Прошло три года с тех пор, когда я впервые ступил на Терский берег. Два предыдущих летних сезона открыли мне многое в природе, хозяйстве и истории этих мест. Я побывал на внутренних озерах, спустился по нескольким рекам, пожил в исчезающих поморских селах, в том числе и в Варзуге, возле одного из самых изысканных деревянных храмов русского Севера, стоящего вот уже триста лет на высоком берегу полноводной, богатой жемчугом и семгой реки. Многое удалось мне узнать об этом крае и в Москве, читая записки путешественников, открывавших эти пространства начиная с XVIII века. И все-таки настоящее знакомство с поморами, с их бытом, особенностями жизни произошло только в этот приезд, когда мне удалось попасть на восток Терского берега, где, ветшающие, пустеющие, все еще стояли поморские села с приметными чертами старого уклада жизни и остатками своего прежнего хозяйства, благодаря которому только и могли жившие в них люди освоить этот суровый, мало пригодный для человека край.
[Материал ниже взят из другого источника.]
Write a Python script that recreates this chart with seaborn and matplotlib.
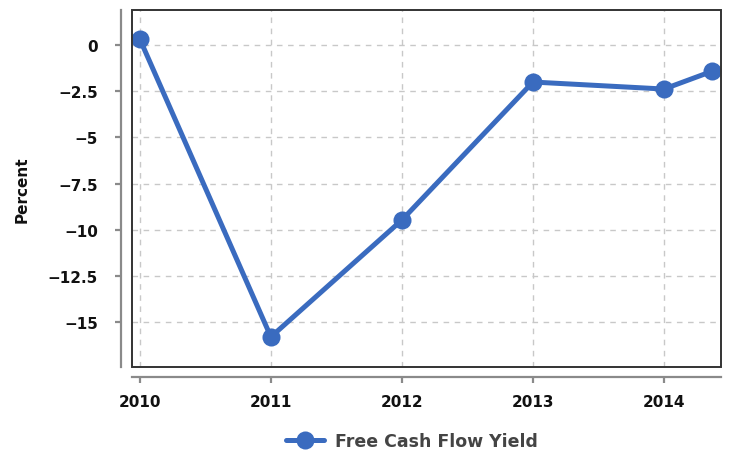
import matplotlib
matplotlib.use("Agg")
import matplotlib.pyplot as plt
import seaborn as sns
import pandas as pd
from matplotlib.patches import Rectangle
from matplotlib.lines import Line2D

years = [2010.0, 2011.0, 2012.0, 2013.0, 2014.0, 2014.37]
fcf_yield = [0.32, -15.8, -9.47, -2.0, -2.38, -1.41]
x_ticks = [2010, 2011, 2012, 2013, 2014]
y_ticks = [0, -2.5, -5, -7.5, -10, -12.5, -15]
y_tick_labels = ["0", "\u22122.5", "\u22125", "\u22127.5", "\u221210", "\u221212.5", "\u221215"]
series_name = "Free Cash Flow Yield"

df = pd.DataFrame({"year": years, "value": fcf_yield, "series": series_name})

sns.set_theme(style="white")
plt.rcParams['font.family'] = ['DejaVu Sans']

fig = plt.figure(figsize=(7.29, 4.52), dpi=100)
ax = fig.add_axes([132/729, (452-368)/452, (721-132)/729, (368-11)/452])

color = "#3a6bbf"
sns.lineplot(data=df, x="year", y="value", hue="series", palette=[color],
             marker="o", markersize=13, linewidth=3.6, markeredgewidth=0,
             ax=ax, legend=False)

ax.set_xlim(2009.94, 2014.435)
ax.set_ylim(-17.43, 1.9)
ax.set_xticks(x_ticks)
ax.set_xticklabels([str(t) for t in x_ticks])
ax.set_yticks(y_ticks)
ax.set_yticklabels(y_tick_labels)

ax.grid(True, color="#c8c8c8", linestyle=(0, (4, 4)), linewidth=1)
ax.set_axisbelow(True)

for s in ["top", "right"]:
    ax.spines[s].set_visible(False)
for s in ["left", "bottom"]:
    ax.spines[s].set_visible(True)
    ax.spines[s].set_color("#8a8a8a")
    ax.spines[s].set_linewidth(1.6)
ax.spines["left"].set_position(("outward", 7.9))
ax.spines["bottom"].set_position(("outward", 7.2))

ax.add_patch(Rectangle((0, 0), 1, 1, transform=ax.transAxes, fill=False,
                       edgecolor="#333333", linewidth=1.4, zorder=5, clip_on=False))

ax.tick_params(axis="both", which="both", bottom=True, left=True, length=4.5,
               width=1.6, color="#8a8a8a", labelsize=11, labelcolor="#111111")
ax.tick_params(axis="x", pad=7.5)
ax.tick_params(axis="y", pad=12)
for lab in ax.get_xticklabels() + ax.get_yticklabels():
    lab.set_fontweight("bold")

ax.set_xlabel("")
ax.set_ylabel("Percent", fontsize=11, fontweight="bold", color="#111111")
ax.yaxis.set_label_coords((30 - 132) / 589, 0.5)

h = Line2D([], [], color=color, linewidth=3.6, marker="o", markersize=13, markeredgewidth=0)
fig.legend([h], [series_name], loc="center", bbox_to_anchor=(412/729, 1 - 442/452),
           frameon=False, labelcolor="#444444", handlelength=2.2, handletextpad=0.6,
           prop={"weight": "bold", "size": 12.5})

fig.savefig("out.png", dpi=100)
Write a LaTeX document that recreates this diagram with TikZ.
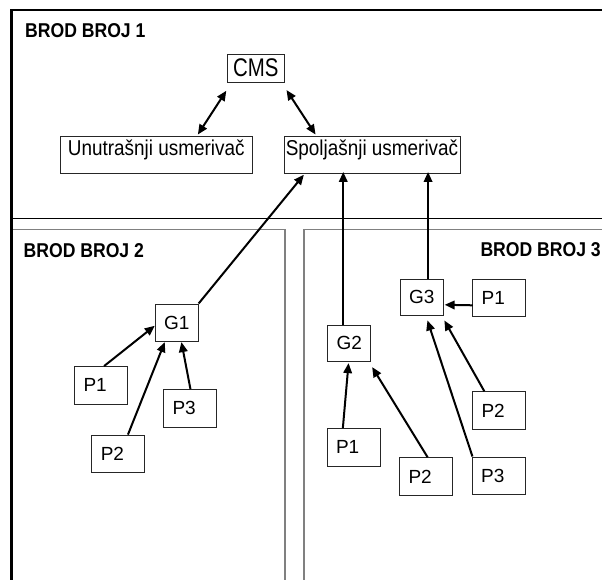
\documentclass[tikz,border=0pt]{standalone}
\usepackage{fontspec}
\setmainfont{Liberation Sans}
\newfontfamily\condfont[FakeStretch=0.88]{Liberation Sans}
\newfontfamily\cmsfont[FakeStretch=0.8]{Liberation Sans}
\usetikzlibrary{arrows.meta}

\tikzset{
  box/.style={draw=black!85, line width=0.9pt, inner sep=0pt,
    font=\fontsize{19}{22}\selectfont},
  gbox/.style={box, minimum width=43pt, minimum height=36pt},
  pbox/.style={box, minimum width=53pt, minimum height=37.5pt,
    text width=35pt, align=left, inner xsep=9pt},
  router/.style={box, font=\condfont\fontsize{21.5}{24}\selectfont,
    text height=19.5pt, text depth=17pt},
  title/.style={inner sep=0pt, font=\condfont\fontsize{20}{23}\selectfont\bfseries},
  arr/.style={line width=2pt, -{Triangle[length=10pt,width=8.5pt]}},
  dblarr/.style={line width=2pt, {Triangle[length=10pt,width=8.5pt]}-{Triangle[length=10pt,width=8.5pt]}},
  shipframe/.style={draw=black!50, line width=1.4pt},
}

\begin{document}
\begin{tikzpicture}[x=1pt, y=-1pt]
\useasboundingbox (0,0) rectangle (602,580);
\clip (0,0) rectangle (602,580);

% ship compartments
\draw[shipframe] (12,600) -- (12,229.3) -- (285,229.3) -- (285,600);
\draw[shipframe] (304,600) -- (304,229.3) -- (620,229.3);
% separator below ship 1
\draw[line width=1pt] (12,218.3) -- (610,218.3);
% outer frame
\draw[line width=2.8pt] (11.5,600) -- (11.5,10) -- (620,10);

% titles
\node[title, anchor=base west] (t1) at (25,38) {BROD BROJ 1};
\node[title, anchor=base west] (t2) at (23.5,257) {BROD BROJ 2};
\node[title, anchor=base east] (t3) at (601,256.5) {BROD BROJ 3};

% ship 1
\node[box, minimum width=56.7pt, font=\cmsfont\fontsize{25.5}{28}\selectfont,
      text height=22.7pt, text depth=5.3pt] (cms) at (255.7,68) {CMS};
\node[router, minimum width=191.5pt] (unu) at (156.25,154.75) {Unutrašnji usmerivač};
\node[router, minimum width=176pt] (spo) at (372,154.75) {Spoljašnji usmerivač};

% ship 2
\node[gbox, minimum height=37.7pt] (g1) at (176.7,322.8) {G1};
\node[pbox] (s2p1) at (101,385.3) {P1};
\node[pbox] (s2p2) at (118.3,453.8) {P2};
\node[pbox] (s2p3) at (190,408.3) {P3};

% ship 3
\node[gbox, minimum height=35.3pt] (g2) at (349.2,343.3) {G2};
\node[gbox] (g3) at (421.7,297.3) {G3};
\node[pbox] (s3p1a) at (499.2,297.8) {P1};
\node[pbox] (s3p2a) at (499,410.5) {P2};
\node[pbox] (s3p3) at (498.7,475.7) {P3};
\node[pbox] (s3p1b) at (353.5,447.3) {P1};
\node[pbox] (s3p2b) at (426,476.5) {P2};

% links inside ship 1
\draw[dblarr] ([shift={(-0.6,8.3)}]cms.south west) -- ([shift={(137.8,-1.5)}]unu.north west);
\draw[dblarr] ([shift={(2,7.6)}]cms.south east) -- ([shift={(32,-1.5)}]spo.north west);

% gateways to the external router
\coordinate (g2top) at ([xshift=16pt]g2.north west);
\coordinate (g3top) at ([xshift=28.3pt]g3.north west);
\draw[arr] (g1.north east) -- ([shift={(20.3,1.3)}]spo.south west);
\draw[arr, shorten >=-1.5pt] (g2top) -- (g2top |- spo.south);
\draw[arr, shorten >=-1.5pt] (g3top) -- (g3top |- spo.south);

% ship 2 sensors
\draw[arr] ([xshift=30pt]s2p1.north west) -- ([yshift=-3pt]g1.west);
\draw[arr] ([xshift=36.6pt]s2p2.north west) -- ([xshift=10pt]g1.south west);
\draw[arr] ([xshift=27.4pt]s2p3.north west) -- ([xshift=26.7pt]g1.south west);

% ship 3 sensors
\draw[arr] ([shift={(0.5,7.5)}]s3p1a.west) -- ([shift={(1,7.5)}]g3.east);
\draw[arr] ([xshift=16.3pt]s3p1b.north west) -- ([shift={(21.3,1.7)}]g2.south west);
\draw[arr] ([xshift=28.6pt]s3p2b.north west) -- ([shift={(1,5.7)}]g2.south east);
\draw[arr] ([xshift=0.7pt]s3p3.north west) -- ([shift={(27.7,4.7)}]g3.south west);
\draw[arr] ([xshift=12.3pt]s3p2a.north west) -- ([shift={(0.7,4.7)}]g3.south east);
\end{tikzpicture}
\end{document}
История заселения и освоения Терского берега была долгой и сложной, даже если ее исчислять со времен исторических, когда на эти земли претендовал Господин Великий Новгород. Места были обильны рыбой и зверем, сама земля лежала еще «ничейной» — на нее еще не посягали ни норвежцы, добравшиеся до Мурманского берега только в первой половине XIV века, ни финны. Исконные обитатели этого края, лопари, как тогда называли саамов, были народом полуоседлым и большую часть года следовали за стадами оленей, переходивших с одного пастбища на другое. И все же первые поселения новгородцев, а потом и «московских» колонистов, отправлявшихся осваивать русский Север из белозерских и вологодских краев, от Ярославля и костромского течения Волги, закладывались ими скорее всего не на совсем пустых местах возле устьев рек, где могли в непогоду отстаиваться суда, где можно было круглый год промышлять рыбу и ставить ловушки на семгу. В пользу этого можно было привести и еще одно соображение, которое вряд ли упустили из виду предприимчивые колонисты, а именно: собирать дань пушниной и оленями с кочующих туземцев удобнее всего на местах постоянных съездов, где располагались их сезонные стойбища.